Resizing Partitions Using GParted
Introducing GParted as a Popular Partition Management Tool for Linux Systems
GParted is a widely used partition management tool for Linux systems due to its user-friendly interface and powerful functionality. It allows users to create, delete, resize, move and copy partitions without losing data.
Installing GParted on Your Linux System
GParted may come pre-installed on some versions of Linux. However, if it’s not installed on your system, you can easily do so by following these steps:
Firstly, open the terminal and type the following command:
sudo apt-get update
This command updates the list of available packages. Next, type the following command to install GParted:
sudo apt-get install gparted
Once you enter this command, follow the prompts to complete the installation process.
Step-by-Step Instructions on Using GParted to Resize Partitions
Here are step-by-step instructions on using GParted for resizing partitions:
1. Open GParted by clicking on “Applications” in your menu bar and searching for “GParted”.
2. Once in GParted’s GUI (graphical user interface), select the partition(s) you want to resize by right-clicking it and selecting “Resize/Move”.

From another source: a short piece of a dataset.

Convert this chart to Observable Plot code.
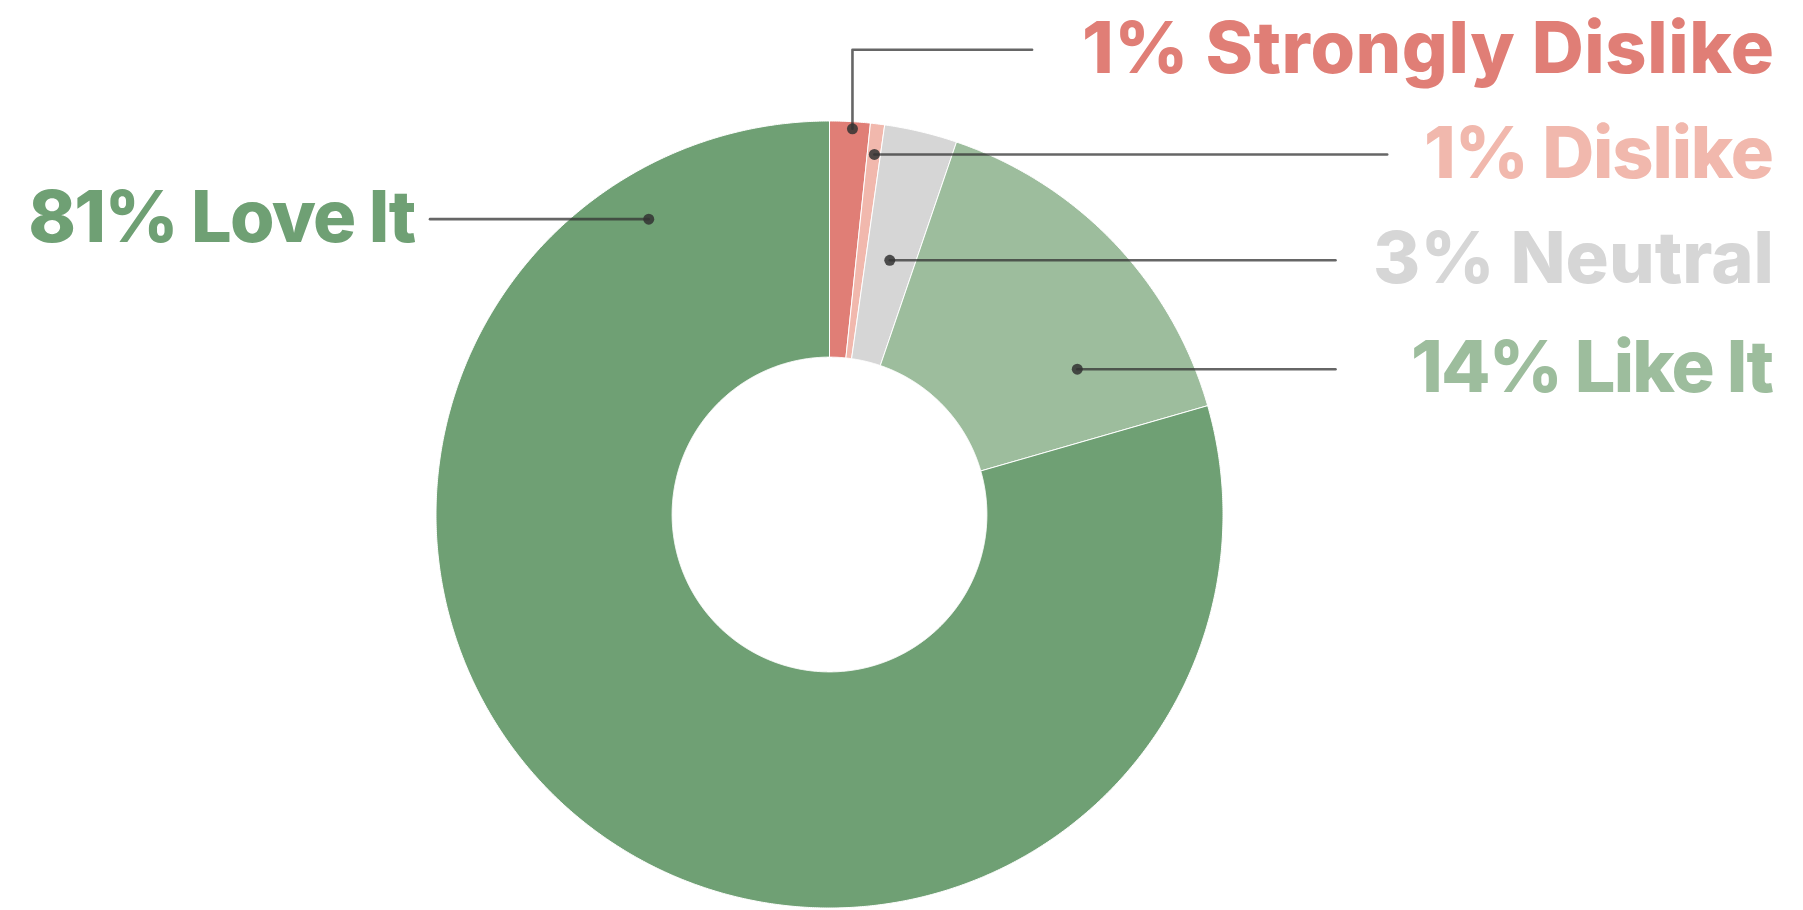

3. Drag-and-drop or manually input the desired new size of the partition(s).
You can use either method depending on which one seems more convenient.
4. Verify that all your changes have been made correctly and click “Apply” once you’re satisfied with everything.
5. Wait for a few minutes while your system resizes your partition(s).
6. Once done successfully, close out of both windows – that is pretty much how easy it is!
Resizing partitions in your Linux system via GParted is an easy and straightforward process that can be completed in a matter of minutes. By following these steps, you can easily resize your partitions without the need for any additional software or professional help.
Keep in mind, however, that it’s very important to back up your data before attempting any partition resizing, as the process can result in data loss if not done carefully. Resizing your partitions with GParted will significantly improve the overall performance of your system and give you more flexibility when it comes to managing your storage space.